-- WHAT IS NEEDED --
Extract only the first line of the listing and every line after it up to and including the one with "v in values]". Omit the pictures.

-- GIVEN MATERIAL --

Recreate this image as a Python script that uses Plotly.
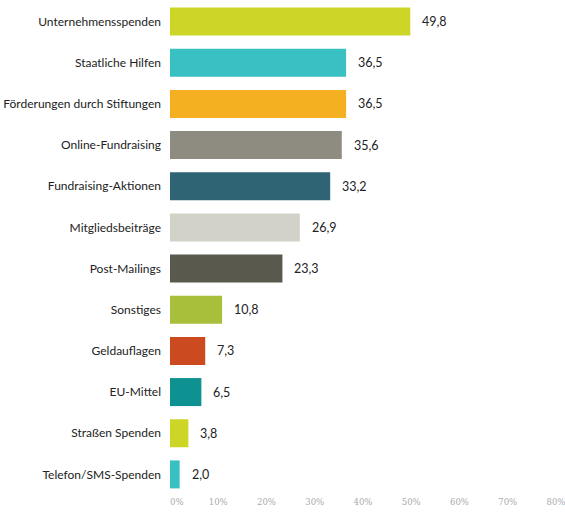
import plotly.graph_objects as go

categories = ["Unternehmensspenden", "Staatliche Hilfen", "Förderungen durch Stiftungen",
              "Online-Fundraising", "Fundraising-Aktionen", "Mitgliedsbeiträge",
              "Post-Mailings", "Sonstiges", "Geldauflagen", "EU-Mittel",
              "Straßen Spenden", "Telefon/SMS-Spenden"]
values = [49.8, 36.5, 36.5, 35.6, 33.2, 26.9, 23.3, 10.8, 7.3, 6.5, 3.8, 2.0]
colors = ["#CDD626", "#38C0C2", "#F5B021", "#8E8C80", "#2F6475", "#D3D2C8",
          "#5A594E", "#A8BF3C", "#CC4A1F", "#0E9191", "#CDD626", "#38C0C2"]
tick_vals = [0, 10, 20, 30, 40, 50, 60, 70, 80]
tick_text = ["0%", "10%", "20%", "30%", "40%", "50%", "60%", "70%", "80%"]

labels = [f"{v:.1f}".replace(".", ",") for v in values]

# nudge first tick label inward like the reference
nbsp = "\u00a0"
shown_ticks = list(tick_text)
shown_ticks[0] = nbsp * 5 + shown_ticks[0]

fig = go.Figure(go.Bar(
    x=values, y=categories, orientation="h",
    marker=dict(color=colors, line=dict(width=0)),
    width=0.68,
    hoverinfo="skip",
))

for c, v, t in zip(categories, values, labels):
    fig.add_annotation(x=v, y=c, text=t, showarrow=False, xanchor="left",
                       xshift=10, font=dict(family="Lato, Open Sans, sans-serif", size=12.5, color="#222"))

fig.update_layout(
    width=565, height=514,
    margin=dict(l=170, r=9, t=1, b=19),
    paper_bgcolor="white", plot_bgcolor="white",
    showlegend=False,
    xaxis=dict(range=[0, 80], tickvals=tick_vals, ticktext=shown_ticks,
               showgrid=False, zeroline=False, showline=False, ticks="",
               automargin=False, ticklabeloverflow="allow",
               tickfont=dict(family="DejaVu Serif, serif", size=8.5, color="#aaaaaa")),
    yaxis=dict(categoryorder="array", categoryarray=categories[::-1],
               range=[-0.5, 11.5], showgrid=False, zeroline=False, showline=False,
               ticks="", ticklabelstandoff=8, automargin=False,
               tickfont=dict(family="Lato, Open Sans, sans-serif", size=12, color="#222")),
)

fig.write_html("out.html", config={"displayModeBar": False})

# remove the browser's default page margin so the figure sits at the top-left corner
with open("out.html", encoding="utf-8") as f:
    html = f.read()
html = html.replace("<body>", '<body style="margin:0;overflow:hidden">', 1)
with open("out.html", "w", encoding="utf-8") as f:
    f.write(html)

-- OUTPUT BELOW --
Recreate this image as a Python script that uses Plotly.
import plotly.graph_objects as go

categories = ["Unternehmensspenden", "Staatliche Hilfen", "Förderungen durch Stiftungen",
              "Online-Fundraising", "Fundraising-Aktionen", "Mitgliedsbeiträge",
              "Post-Mailings", "Sonstiges", "Geldauflagen", "EU-Mittel",
              "Straßen Spenden", "Telefon/SMS-Spenden"]
values = [49.8, 36.5, 36.5, 35.6, 33.2, 26.9, 23.3, 10.8, 7.3, 6.5, 3.8, 2.0]
colors = ["#CDD626", "#38C0C2", "#F5B021", "#8E8C80", "#2F6475", "#D3D2C8",
          "#5A594E", "#A8BF3C", "#CC4A1F", "#0E9191", "#CDD626", "#38C0C2"]
tick_vals = [0, 10, 20, 30, 40, 50, 60, 70, 80]
tick_text = ["0%", "10%", "20%", "30%", "40%", "50%", "60%", "70%", "80%"]

labels = [f"{v:.1f}".replace(".", ",") for v in values]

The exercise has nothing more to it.